Retype all material exactly. Pictures stay out of the copy.

* START Data lines *

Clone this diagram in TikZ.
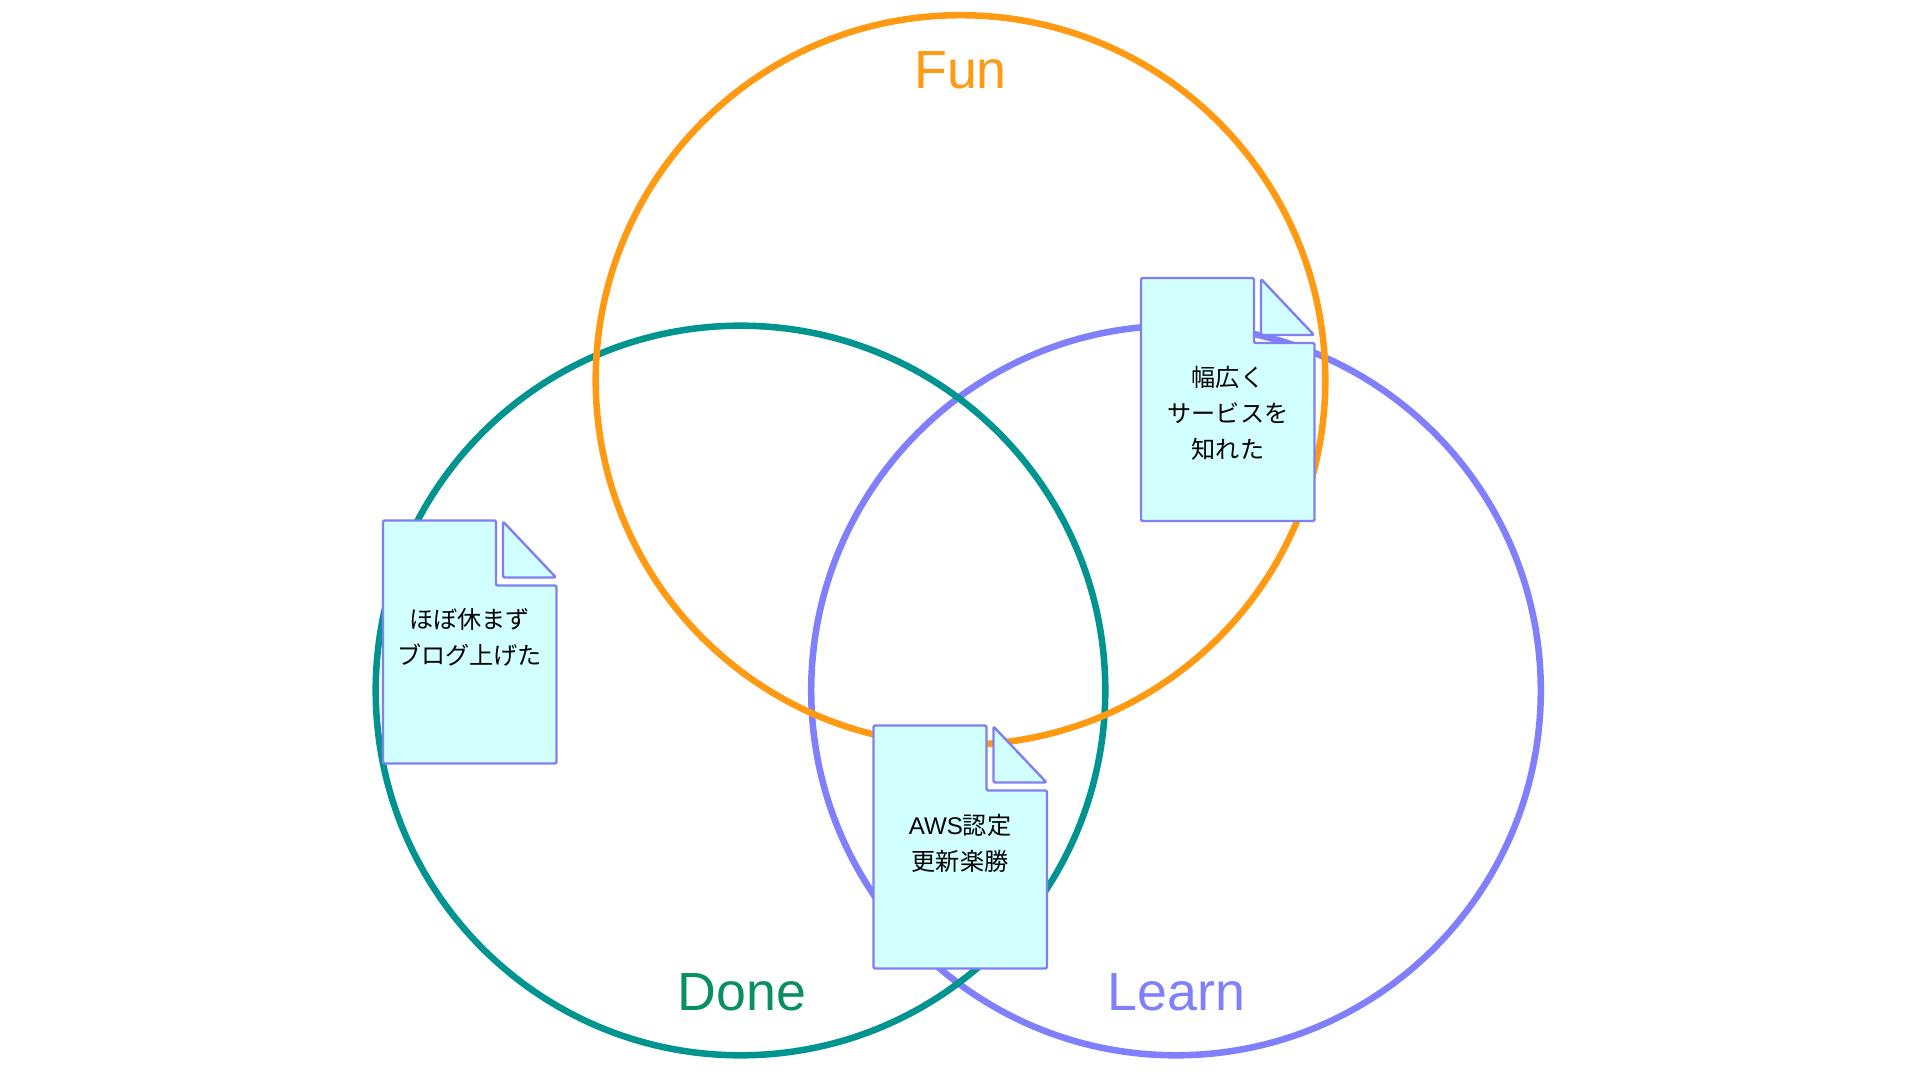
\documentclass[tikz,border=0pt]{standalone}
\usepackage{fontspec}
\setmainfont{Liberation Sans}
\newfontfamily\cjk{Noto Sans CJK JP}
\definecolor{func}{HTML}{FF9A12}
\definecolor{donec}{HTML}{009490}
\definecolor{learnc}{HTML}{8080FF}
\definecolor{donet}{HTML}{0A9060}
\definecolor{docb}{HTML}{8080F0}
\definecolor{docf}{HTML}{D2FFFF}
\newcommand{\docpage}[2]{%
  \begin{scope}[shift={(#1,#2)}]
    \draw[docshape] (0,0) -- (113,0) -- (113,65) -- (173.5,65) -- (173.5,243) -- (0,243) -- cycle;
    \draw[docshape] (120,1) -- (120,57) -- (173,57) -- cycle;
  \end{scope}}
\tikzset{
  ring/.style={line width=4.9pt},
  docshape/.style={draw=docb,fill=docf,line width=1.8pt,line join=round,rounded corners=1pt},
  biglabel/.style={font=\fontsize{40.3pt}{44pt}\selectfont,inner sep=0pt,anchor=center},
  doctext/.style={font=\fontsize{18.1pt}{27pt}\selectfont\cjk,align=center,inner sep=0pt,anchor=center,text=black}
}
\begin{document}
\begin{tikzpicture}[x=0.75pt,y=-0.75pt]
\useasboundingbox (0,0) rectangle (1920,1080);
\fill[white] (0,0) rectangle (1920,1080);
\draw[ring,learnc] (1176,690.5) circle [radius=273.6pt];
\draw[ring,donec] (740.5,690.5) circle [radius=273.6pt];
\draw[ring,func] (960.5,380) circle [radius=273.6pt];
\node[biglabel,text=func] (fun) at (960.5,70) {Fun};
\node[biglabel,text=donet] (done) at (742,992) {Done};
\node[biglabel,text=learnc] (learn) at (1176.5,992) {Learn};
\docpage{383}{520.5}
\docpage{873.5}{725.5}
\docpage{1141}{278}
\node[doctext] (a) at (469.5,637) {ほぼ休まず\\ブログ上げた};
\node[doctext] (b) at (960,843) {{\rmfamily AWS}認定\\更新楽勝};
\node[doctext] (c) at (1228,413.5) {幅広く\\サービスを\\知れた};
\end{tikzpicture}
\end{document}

* END Data lines *

◆ **Answer for the task**:
Clone this diagram in TikZ.
\documentclass[tikz,border=0pt]{standalone}
\usepackage{fontspec}
\setmainfont{Liberation Sans}
\newfontfamily\cjk{Noto Sans CJK JP}
\definecolor{func}{HTML}{FF9A12}
\definecolor{donec}{HTML}{009490}
\definecolor{learnc}{HTML}{8080FF}
\definecolor{donet}{HTML}{0A9060}
\definecolor{docb}{HTML}{8080F0}
\definecolor{docf}{HTML}{D2FFFF}
\newcommand{\docpage}[2]{%
  \begin{scope}[shift={(#1,#2)}]
    \draw[docshape] (0,0) -- (113,0) -- (113,65) -- (173.5,65) -- (173.5,243) -- (0,243) -- cycle;
    \draw[docshape] (120,1) -- (120,57) -- (173,57) -- cycle;
  \end{scope}}
\tikzset{
  ring/.style={line width=4.9pt},
  docshape/.style={draw=docb,fill=docf,line width=1.8pt,line join=round,rounded corners=1pt},
  biglabel/.style={font=\fontsize{40.3pt}{44pt}\selectfont,inner sep=0pt,anchor=center},
  doctext/.style={font=\fontsize{18.1pt}{27pt}\selectfont\cjk,align=center,inner sep=0pt,anchor=center,text=black}
}
\begin{document}
\begin{tikzpicture}[x=0.75pt,y=-0.75pt]
\useasboundingbox (0,0) rectangle (1920,1080);
\fill[white] (0,0) rectangle (1920,1080);
\draw[ring,learnc] (1176,690.5) circle [radius=273.6pt];
\draw[ring,donec] (740.5,690.5) circle [radius=273.6pt];
\draw[ring,func] (960.5,380) circle [radius=273.6pt];
\node[biglabel,text=func] (fun) at (960.5,70) {Fun};
\node[biglabel,text=donet] (done) at (742,992) {Done};
\node[biglabel,text=learnc] (learn) at (1176.5,992) {Learn};
\docpage{383}{520.5}
\docpage{873.5}{725.5}
\docpage{1141}{278}
\node[doctext] (a) at (469.5,637) {ほぼ休まず\\ブログ上げた};
\node[doctext] (b) at (960,843) {{\rmfamily AWS}認定\\更新楽勝};
\node[doctext] (c) at (1228,413.5) {幅広く\\サービスを\\知れた};
\end{tikzpicture}
\end{document}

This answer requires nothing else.